> Exercise details:
Could you extract every entry below and reproduce it exactly?

(Data listing)
=-=-=-=-=

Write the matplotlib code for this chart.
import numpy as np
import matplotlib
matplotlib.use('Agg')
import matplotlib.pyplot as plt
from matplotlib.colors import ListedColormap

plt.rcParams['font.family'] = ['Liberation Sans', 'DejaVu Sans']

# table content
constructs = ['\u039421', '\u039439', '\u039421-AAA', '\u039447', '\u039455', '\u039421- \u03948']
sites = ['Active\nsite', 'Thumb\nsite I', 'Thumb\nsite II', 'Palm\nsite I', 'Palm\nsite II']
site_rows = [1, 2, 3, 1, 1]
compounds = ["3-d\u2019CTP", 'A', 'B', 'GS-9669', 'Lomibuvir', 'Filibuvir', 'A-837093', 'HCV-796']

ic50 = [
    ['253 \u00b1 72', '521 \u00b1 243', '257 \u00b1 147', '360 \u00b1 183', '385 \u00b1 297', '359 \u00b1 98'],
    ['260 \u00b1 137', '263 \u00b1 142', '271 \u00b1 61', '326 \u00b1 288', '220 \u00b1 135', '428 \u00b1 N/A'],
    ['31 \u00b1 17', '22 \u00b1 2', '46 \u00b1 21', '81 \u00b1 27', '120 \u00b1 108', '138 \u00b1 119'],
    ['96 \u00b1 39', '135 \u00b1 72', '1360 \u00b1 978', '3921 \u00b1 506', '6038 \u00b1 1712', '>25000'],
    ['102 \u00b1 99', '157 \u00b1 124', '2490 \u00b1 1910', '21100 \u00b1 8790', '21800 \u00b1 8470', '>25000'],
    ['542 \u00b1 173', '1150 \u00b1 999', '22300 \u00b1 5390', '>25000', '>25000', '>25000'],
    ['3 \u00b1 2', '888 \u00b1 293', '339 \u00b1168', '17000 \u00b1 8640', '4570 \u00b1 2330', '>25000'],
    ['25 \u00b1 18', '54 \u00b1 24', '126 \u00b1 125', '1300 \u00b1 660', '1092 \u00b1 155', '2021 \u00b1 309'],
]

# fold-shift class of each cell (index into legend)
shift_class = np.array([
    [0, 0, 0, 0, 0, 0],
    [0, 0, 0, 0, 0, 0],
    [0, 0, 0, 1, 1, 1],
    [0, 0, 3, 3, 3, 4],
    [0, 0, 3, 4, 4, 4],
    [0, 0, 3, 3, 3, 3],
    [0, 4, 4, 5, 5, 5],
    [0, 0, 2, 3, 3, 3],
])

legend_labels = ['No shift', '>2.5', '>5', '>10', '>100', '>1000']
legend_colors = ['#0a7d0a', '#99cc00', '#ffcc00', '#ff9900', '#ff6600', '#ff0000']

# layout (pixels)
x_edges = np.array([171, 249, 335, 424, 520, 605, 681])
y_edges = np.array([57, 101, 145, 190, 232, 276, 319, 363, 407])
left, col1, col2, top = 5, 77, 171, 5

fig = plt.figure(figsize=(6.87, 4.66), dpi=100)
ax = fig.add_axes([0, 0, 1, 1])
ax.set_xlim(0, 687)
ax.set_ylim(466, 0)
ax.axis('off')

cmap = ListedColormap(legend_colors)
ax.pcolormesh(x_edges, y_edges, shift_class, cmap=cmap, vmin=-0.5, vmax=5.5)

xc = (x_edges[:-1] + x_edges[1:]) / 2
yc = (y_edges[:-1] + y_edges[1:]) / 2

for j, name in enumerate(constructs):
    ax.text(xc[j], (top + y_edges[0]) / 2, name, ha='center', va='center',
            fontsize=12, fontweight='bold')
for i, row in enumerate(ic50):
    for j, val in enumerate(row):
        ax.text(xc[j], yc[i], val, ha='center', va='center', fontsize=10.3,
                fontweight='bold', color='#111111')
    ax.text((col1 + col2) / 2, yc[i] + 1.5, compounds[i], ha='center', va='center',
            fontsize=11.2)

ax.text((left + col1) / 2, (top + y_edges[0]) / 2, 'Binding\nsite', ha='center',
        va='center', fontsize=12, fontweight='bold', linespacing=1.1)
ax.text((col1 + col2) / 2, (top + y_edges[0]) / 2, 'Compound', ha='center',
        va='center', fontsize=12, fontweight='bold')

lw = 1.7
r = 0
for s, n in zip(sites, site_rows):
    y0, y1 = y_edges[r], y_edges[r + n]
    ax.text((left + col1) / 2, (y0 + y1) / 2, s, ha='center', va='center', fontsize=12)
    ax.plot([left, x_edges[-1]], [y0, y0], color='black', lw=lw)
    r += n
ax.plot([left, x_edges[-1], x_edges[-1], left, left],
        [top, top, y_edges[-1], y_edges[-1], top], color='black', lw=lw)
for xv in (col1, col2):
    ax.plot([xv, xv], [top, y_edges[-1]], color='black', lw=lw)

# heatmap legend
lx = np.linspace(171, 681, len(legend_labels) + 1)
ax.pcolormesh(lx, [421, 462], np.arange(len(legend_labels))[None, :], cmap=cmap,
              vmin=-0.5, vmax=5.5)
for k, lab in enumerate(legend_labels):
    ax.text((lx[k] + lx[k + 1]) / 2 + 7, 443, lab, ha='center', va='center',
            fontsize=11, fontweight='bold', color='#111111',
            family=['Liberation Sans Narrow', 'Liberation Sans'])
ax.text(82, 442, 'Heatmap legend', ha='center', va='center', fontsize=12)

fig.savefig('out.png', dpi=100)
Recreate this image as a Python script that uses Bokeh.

=-=-=-=-=

> Task result:
Write the matplotlib code for this chart.
import numpy as np
import matplotlib
matplotlib.use('Agg')
import matplotlib.pyplot as plt
from matplotlib.colors import ListedColormap

plt.rcParams['font.family'] = ['Liberation Sans', 'DejaVu Sans']

# table content
constructs = ['\u039421', '\u039439', '\u039421-AAA', '\u039447', '\u039455', '\u039421- \u03948']
sites = ['Active\nsite', 'Thumb\nsite I', 'Thumb\nsite II', 'Palm\nsite I', 'Palm\nsite II']
site_rows = [1, 2, 3, 1, 1]
compounds = ["3-d\u2019CTP", 'A', 'B', 'GS-9669', 'Lomibuvir', 'Filibuvir', 'A-837093', 'HCV-796']

ic50 = [
    ['253 \u00b1 72', '521 \u00b1 243', '257 \u00b1 147', '360 \u00b1 183', '385 \u00b1 297', '359 \u00b1 98'],
    ['260 \u00b1 137', '263 \u00b1 142', '271 \u00b1 61', '326 \u00b1 288', '220 \u00b1 135', '428 \u00b1 N/A'],
    ['31 \u00b1 17', '22 \u00b1 2', '46 \u00b1 21', '81 \u00b1 27', '120 \u00b1 108', '138 \u00b1 119'],
    ['96 \u00b1 39', '135 \u00b1 72', '1360 \u00b1 978', '3921 \u00b1 506', '6038 \u00b1 1712', '>25000'],
    ['102 \u00b1 99', '157 \u00b1 124', '2490 \u00b1 1910', '21100 \u00b1 8790', '21800 \u00b1 8470', '>25000'],
    ['542 \u00b1 173', '1150 \u00b1 999', '22300 \u00b1 5390', '>25000', '>25000', '>25000'],
    ['3 \u00b1 2', '888 \u00b1 293', '339 \u00b1168', '17000 \u00b1 8640', '4570 \u00b1 2330', '>25000'],
    ['25 \u00b1 18', '54 \u00b1 24', '126 \u00b1 125', '1300 \u00b1 660', '1092 \u00b1 155', '2021 \u00b1 309'],
]

# fold-shift class of each cell (index into legend)
shift_class = np.array([
    [0, 0, 0, 0, 0, 0],
    [0, 0, 0, 0, 0, 0],
    [0, 0, 0, 1, 1, 1],
    [0, 0, 3, 3, 3, 4],
    [0, 0, 3, 4, 4, 4],
    [0, 0, 3, 3, 3, 3],
    [0, 4, 4, 5, 5, 5],
    [0, 0, 2, 3, 3, 3],
])

legend_labels = ['No shift', '>2.5', '>5', '>10', '>100', '>1000']
legend_colors = ['#0a7d0a', '#99cc00', '#ffcc00', '#ff9900', '#ff6600', '#ff0000']

# layout (pixels)
x_edges = np.array([171, 249, 335, 424, 520, 605, 681])
y_edges = np.array([57, 101, 145, 190, 232, 276, 319, 363, 407])
left, col1, col2, top = 5, 77, 171, 5

fig = plt.figure(figsize=(6.87, 4.66), dpi=100)
ax = fig.add_axes([0, 0, 1, 1])
ax.set_xlim(0, 687)
ax.set_ylim(466, 0)
ax.axis('off')

cmap = ListedColormap(legend_colors)
ax.pcolormesh(x_edges, y_edges, shift_class, cmap=cmap, vmin=-0.5, vmax=5.5)

xc = (x_edges[:-1] + x_edges[1:]) / 2
yc = (y_edges[:-1] + y_edges[1:]) / 2

for j, name in enumerate(constructs):
    ax.text(xc[j], (top + y_edges[0]) / 2, name, ha='center', va='center',
            fontsize=12, fontweight='bold')
for i, row in enumerate(ic50):
    for j, val in enumerate(row):
        ax.text(xc[j], yc[i], val, ha='center', va='center', fontsize=10.3,
                fontweight='bold', color='#111111')
    ax.text((col1 + col2) / 2, yc[i] + 1.5, compounds[i], ha='center', va='center',
            fontsize=11.2)

ax.text((left + col1) / 2, (top + y_edges[0]) / 2, 'Binding\nsite', ha='center',
        va='center', fontsize=12, fontweight='bold', linespacing=1.1)
ax.text((col1 + col2) / 2, (top + y_edges[0]) / 2, 'Compound', ha='center',
        va='center', fontsize=12, fontweight='bold')

lw = 1.7
r = 0
for s, n in zip(sites, site_rows):
    y0, y1 = y_edges[r], y_edges[r + n]
    ax.text((left + col1) / 2, (y0 + y1) / 2, s, ha='center', va='center', fontsize=12)
    ax.plot([left, x_edges[-1]], [y0, y0], color='black', lw=lw)
    r += n
ax.plot([left, x_edges[-1], x_edges[-1], left, left],
        [top, top, y_edges[-1], y_edges[-1], top], color='black', lw=lw)
for xv in (col1, col2):
    ax.plot([xv, xv], [top, y_edges[-1]], color='black', lw=lw)

# heatmap legend
lx = np.linspace(171, 681, len(legend_labels) + 1)
ax.pcolormesh(lx, [421, 462], np.arange(len(legend_labels))[None, :], cmap=cmap,
              vmin=-0.5, vmax=5.5)
for k, lab in enumerate(legend_labels):
    ax.text((lx[k] + lx[k + 1]) / 2 + 7, 443, lab, ha='center', va='center',
            fontsize=11, fontweight='bold', color='#111111',
            family=['Liberation Sans Narrow', 'Liberation Sans'])
ax.text(82, 442, 'Heatmap legend', ha='center', va='center', fontsize=12)

fig.savefig('out.png', dpi=100)
Recreate this image as a Python script that uses Bokeh.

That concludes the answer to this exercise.